(What is expected) The lines to extract run from the start of the records through the line with "cg_mes = [14.0, 20.3, 45.5, 54.8]", both ends included; drop the pictures.

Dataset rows
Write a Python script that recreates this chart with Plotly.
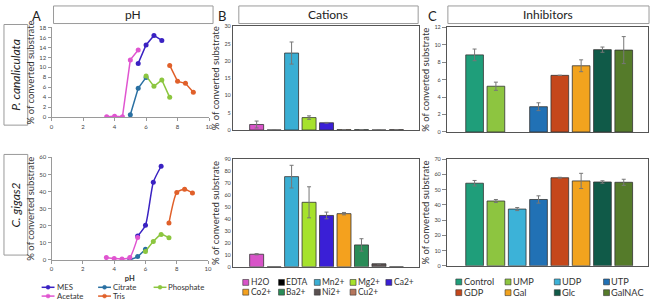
import plotly.graph_objects as go

W, H = 656, 303

# ---------------- Panel A : pH ----------------
ph_mes = [5.5, 6, 6.5, 7]
pc_mes = [10.8, 14.5, 16.4, 15.4]
cg_mes = [14.0, 20.3, 45.5, 54.8]

ph_acetate = [3.5, 4, 4.5, 5, 5.5]
pc_acetate = [0.1, 0.2, 0.1, 11.5, 13.5]
cg_acetate = [1.4, 0.8, 0.5, 1.5, 13.2]

ph_citrate = [5, 5.5, 6]
pc_citrate = [0.5, 5.8, 8.0]
cg_citrate = [0.2, 2.0, 6.2]

ph_phosphate = [6, 6.5, 7, 7.5]
pc_phosphate = [8.3, 6.2, 7.5, 4.0]
cg_phosphate = [5.0, 10.8, 14.9, 13.0]

ph_tris = [7.5, 8, 8.5, 9]
pc_tris = [10.4, 7.2, 6.8, 5.0]
cg_tris = [21.6, 39.4, 41.4, 39.2]

buffer_names = ["MES", "Citrate", "Phosphate", "Acetate", "Tris"]
buffer_colors = ["#3A22C2", "#2A70A2", "#8CC63F", "#E055D0", "#E0602A"]

# ---------------- Panel B : Cations ----------------
cations = ["H2O", "EDTA", "Mn2+", "Mg2+", "Ca2+", "Co2+", "Ba2+", "Ni2+", "Cu2+"]
cation_colors = ["#D854C8", "#000000", "#3AAED3", "#A6E22C", "#3A1FD6",
                 "#F4A11E", "#2A8C58", "#5A5050", "#B5765C"]
pc_cations = [1.6, 0, 22.3, 3.6, 2.1, 0.1, 0.1, 0, 0.1]
pc_cations_err = [1.0, 0, 3.2, 0.5, 0.1, 0, 0, 0, 0]
cg_cations = [10.5, 0, 75.5, 54.0, 43.0, 44.5, 18.3, 2.5, 0]
cg_cations_err = [0.5, 0, 9.5, 13.0, 2.8, 1.0, 5.2, 0, 0]

# ---------------- Panel C : Inhibitors ----------------
inhibitors = ["Control", "UMP", "UDP", "UTP", "GDP", "Gal", "Glc", "GalNAC"]
inhibitor_colors = ["#1F9E7A", "#8DC540", "#3CB2D8", "#2171B5",
                    "#C5471B", "#F2A31E", "#105A48", "#557B2A"]
pc_inhib = [8.85, 5.25, None, 2.9, 6.5, 7.6, 9.45, 9.4]
pc_inhib_err = [0.67, 0.47, 0, 0.45, 0, 0.68, 0.3, 1.55]
cg_inhib = [54.3, 42.6, 37.3, 43.6, 57.9, 55.8, 55.1, 54.9]
cg_inhib_err = [1.8, 1.0, 1.0, 2.4, 0.3, 5.0, 0.8, 2.0]

species = ["P. canaliculata", "C. gigas2"]
panel_titles = ["pH", "Cations", "Inhibitors"]
panel_letters = ["A", "B", "C"]
ytitle = "% of converted substrate"

FONT = "Lato"


def fx(x):
    return x / W


def fy(y):
    return 1 - y / H


fig = go.Figure()

# ---- line charts (A)
ph_x = [ph_mes, ph_citrate, ph_phosphate, ph_acetate, ph_tris]
pc_y = [pc_mes, pc_citrate, pc_phosphate, pc_acetate, pc_tris]
cg_y = [cg_mes, cg_citrate, cg_phosphate, cg_acetate, cg_tris]
for name, col, xs, ys in zip(buffer_names, buffer_colors, ph_x, pc_y):
    fig.add_trace(go.Scatter(x=xs, y=ys, name=name, mode="lines+markers",
                             line=dict(color=col, width=1.5),
                             marker=dict(color=col, size=5),
                             showlegend=False, xaxis="x", yaxis="y"))
for name, col, xs, ys in zip(buffer_names, buffer_colors, ph_x, cg_y):
    fig.add_trace(go.Scatter(x=xs, y=ys, name=name, mode="lines+markers",
                             line=dict(color=col, width=1.5, shape="spline", smoothing=0.6),
                             marker=dict(color=col, size=5),
                             showlegend=False, xaxis="x2", yaxis="y2"))

# ---- bar charts (B, C)
def bars(cats, vals, errs, colors, xa, ya, width):
    fig.add_trace(go.Bar(x=cats, y=vals, width=width,
                         marker=dict(color=colors, line=dict(color="#333333", width=0.8)),
                         error_y=dict(type="data", array=errs, color="#777777",
                                      thickness=1, width=2),
                         showlegend=False, xaxis=xa, yaxis=ya))


bars(cations, pc_cations, pc_cations_err, cation_colors, "x3", "y3", 0.8)
bars(cations, cg_cations, cg_cations_err, cation_colors, "x4", "y4", 0.8)
bars(inhibitors, pc_inhib, pc_inhib_err, inhibitor_colors, "x5", "y5", 0.83)
bars(inhibitors, cg_inhib, cg_inhib_err, inhibitor_colors, "x6", "y6", 0.83)

tickf = dict(family=FONT, size=6, color="#444444")
titlef = dict(family=FONT, size=9.5, color="#333333")

layout = dict(
    width=W, height=H, margin=dict(l=0, r=0, t=0, b=0),
    paper_bgcolor="white", plot_bgcolor="white", showlegend=False,
    font=dict(family=FONT),
)

# A axes
for i, (dom_x, dom_y, yr, dt, showtitle) in enumerate([
        ((50, 209), (24, 116), 18, 2, False),
        ((50, 208), (157, 262), 60, 10, True)]):
    n = "" if i == 0 else "2"
    layout["xaxis" + n] = dict(domain=[fx(dom_x[0]), fx(dom_x[1])], anchor="y" + n,
                               range=[0, 10], dtick=2, showline=True, linecolor="#9A9A9A",
                               ticks="outside", ticklen=3, tickcolor="#9A9A9A",
                               tickfont=tickf, showgrid=False, zeroline=False,
                               title=dict(text="<b>pH</b>" if showtitle else "",
                                          font=dict(family=FONT, size=7.5, color="#333333"),
                                          standoff=4))
    layout["yaxis" + n] = dict(domain=[fy(dom_y[1]), fy(dom_y[0])], anchor="x" + n,
                               range=[0, yr], dtick=dt, showline=True, linecolor="#9A9A9A",
                               ticks="outside", ticklen=3, tickcolor="#9A9A9A",
                               tickfont=tickf, showgrid=False, zeroline=False,
                               title=dict(text=ytitle, font=titlef, standoff=3))

# B and C axes
bc = [
    ("3", (233, 421), (23, 129), [-1.36, 9.3], 30, 5, 0),
    ("4", (233, 421), (159, 269), [-1.36, 9.3], 90, 10, 0),
    ("5", (449, 652), (24, 131), [-1.3, 8.14], 12, 2, 4),
    ("6", (449, 652), (159, 268), [-1.3, 8.14], 70, 10, 4),
]
for n, dx, dy, xr, yr, dt, tl in bc:
    layout["xaxis" + n] = dict(domain=[fx(dx[0]), fx(dx[1])], anchor="y" + n,
                               type="category", range=xr, showticklabels=False,
                               showline=True, mirror=True, linecolor="#555555",
                               ticks="", showgrid=False, zeroline=False)
    layout["yaxis" + n] = dict(domain=[fy(dy[1]), fy(dy[0])], anchor="x" + n,
                               range=[0, yr], dtick=dt, showline=True, mirror=True,
                               linecolor="#555555", ticks="outside" if tl else "",
                               ticklen=tl, tickcolor="#888888",
                               tickfont=dict(family=FONT, size=5.5, color="#444444"),
                               showgrid=False, zeroline=False,
                               title=dict(text=ytitle, font=titlef, standoff=3))

fig.update_layout(**layout)

shapes = []
annotations = []

# header boxes
for title, (x0, x1) in zip(panel_titles, [(52, 213), (239, 420), (450, 653)]):
    shapes.append(dict(type="rect", xref="paper", yref="paper",
                       x0=fx(x0), x1=fx(x1), y0=fy(20), y1=fy(2),
                       line=dict(color="#9A9A9A", width=1), fillcolor="white"))
    annotations.append(dict(text=title, xref="paper", yref="paper",
                            x=fx((x0 + x1) / 2), y=fy(11), showarrow=False,
                            xanchor="center", yanchor="middle",
                            font=dict(family=FONT, size=12, color="#222222")))

for letter, x in zip(panel_letters, [35, 222, 434]):
    annotations.append(dict(text=letter, xref="paper", yref="paper", x=fx(x), y=fy(12),
                            showarrow=False, xanchor="center", yanchor="middle",
                            font=dict(family=FONT, size=13, color="#222222")))

# species boxes
for sp, (y0, y1) in zip(species, [(21, 124), (154, 257)]):
    shapes.append(dict(type="rect", xref="paper", yref="paper",
                       x0=fx(2), x1=fx(26), y0=fy(y1), y1=fy(y0),
                       line=dict(color="#9A9A9A", width=1), fillcolor="white"))
    annotations.append(dict(text="<i>" + sp + "</i>", xref="paper", yref="paper",
                            x=fx(14), y=fy((y0 + y1) / 2), textangle=-90, showarrow=False,
                            xanchor="center", yanchor="middle",
                            font=dict(family=FONT, size=12, color="#222222")))

# legend A (line + marker samples)
legA_cols = [40, 97, 153]
legA_rows = [290, 299]
for k, (name, col) in enumerate(zip(buffer_names, buffer_colors)):
    r, c = divmod(k, 3)
    x0, y = legA_cols[c], legA_rows[r]
    shapes.append(dict(type="line", xref="paper", yref="paper",
                       x0=fx(x0), x1=fx(x0 + 13), y0=fy(y), y1=fy(y),
                       line=dict(color=col, width=1.5)))
    shapes.append(dict(type="circle", xref="paper", yref="paper",
                       x0=fx(x0 + 4.5), x1=fx(x0 + 8.5), y0=fy(y + 2), y1=fy(y - 2),
                       line=dict(color=col, width=0.5), fillcolor=col))
    annotations.append(dict(text=name, xref="paper", yref="paper", x=fx(x0 + 14), y=fy(y),
                            showarrow=False, xanchor="left", yanchor="middle", borderpad=0,
                            font=dict(family=FONT, size=7.8, color="#333333")))


def square_legend(names, colors, x_start, step, rows, per_row, size, fsize):
    for k, (name, col) in enumerate(zip(names, colors)):
        r, c = divmod(k, per_row)
        x0, y = x_start + c * step, rows[r]
        shapes.append(dict(type="rect", xref="paper", yref="paper",
                           x0=fx(x0), x1=fx(x0 + size), y0=fy(y + size / 2), y1=fy(y - size / 2),
                           line=dict(color="#333333", width=0.6), fillcolor=col))
        annotations.append(dict(text=name, xref="paper", yref="paper", x=fx(x0 + size + 1),
                                y=fy(y), showarrow=False, xanchor="left", yanchor="middle",
                                borderpad=0,
                                font=dict(family=FONT, size=fsize, color="#333333")))


square_legend(cations, cation_colors, 243, 36.1, [285, 295], 5, 6, 8.5)
square_legend(inhibitors, inhibitor_colors, 458, 49.7, [284.5, 295.5], 4, 6, 9.2)

fig.update_layout(shapes=shapes, annotations=annotations)
fig.write_html("out.html")
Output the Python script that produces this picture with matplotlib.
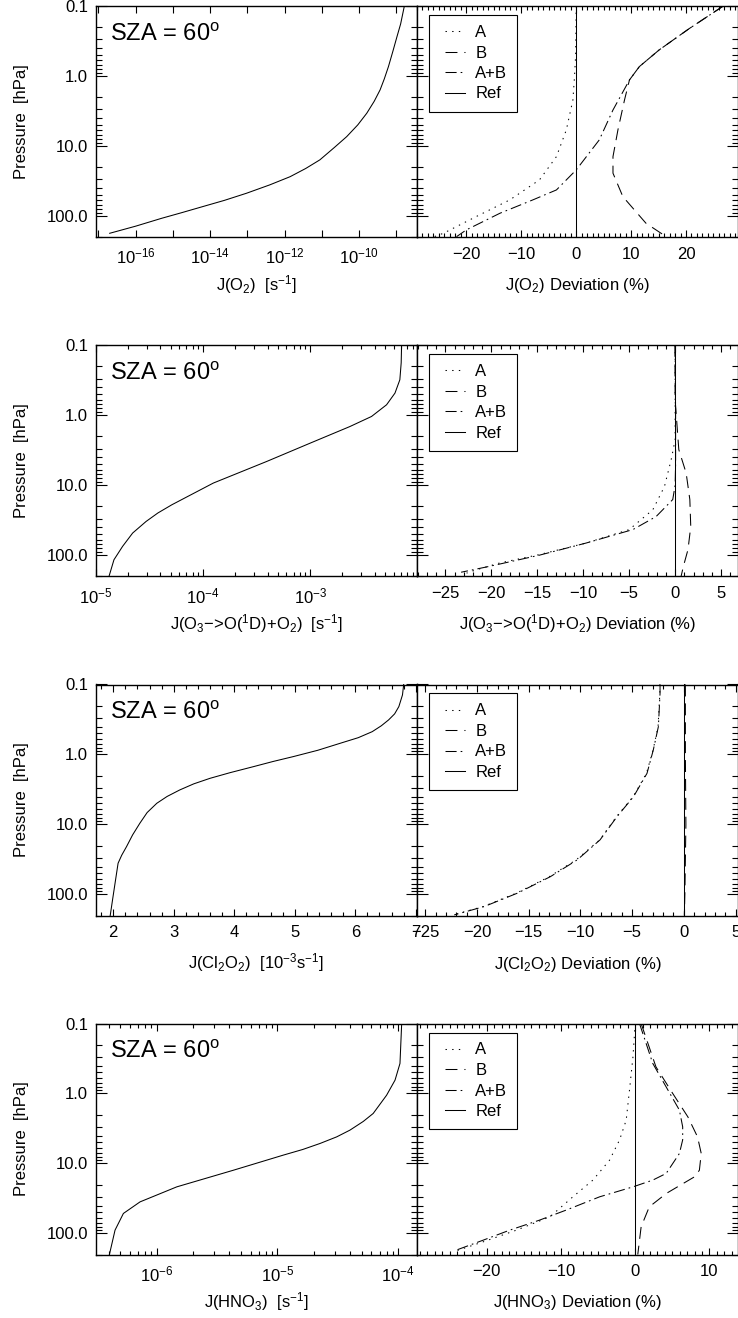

(Output for this task)
Write a Python script that recreates this chart with Plotly.
import plotly.graph_objects as go

W, H = 656, 303

# ---------------- Panel A : pH ----------------
ph_mes = [5.5, 6, 6.5, 7]
pc_mes = [10.8, 14.5, 16.4, 15.4]
cg_mes = [14.0, 20.3, 45.5, 54.8]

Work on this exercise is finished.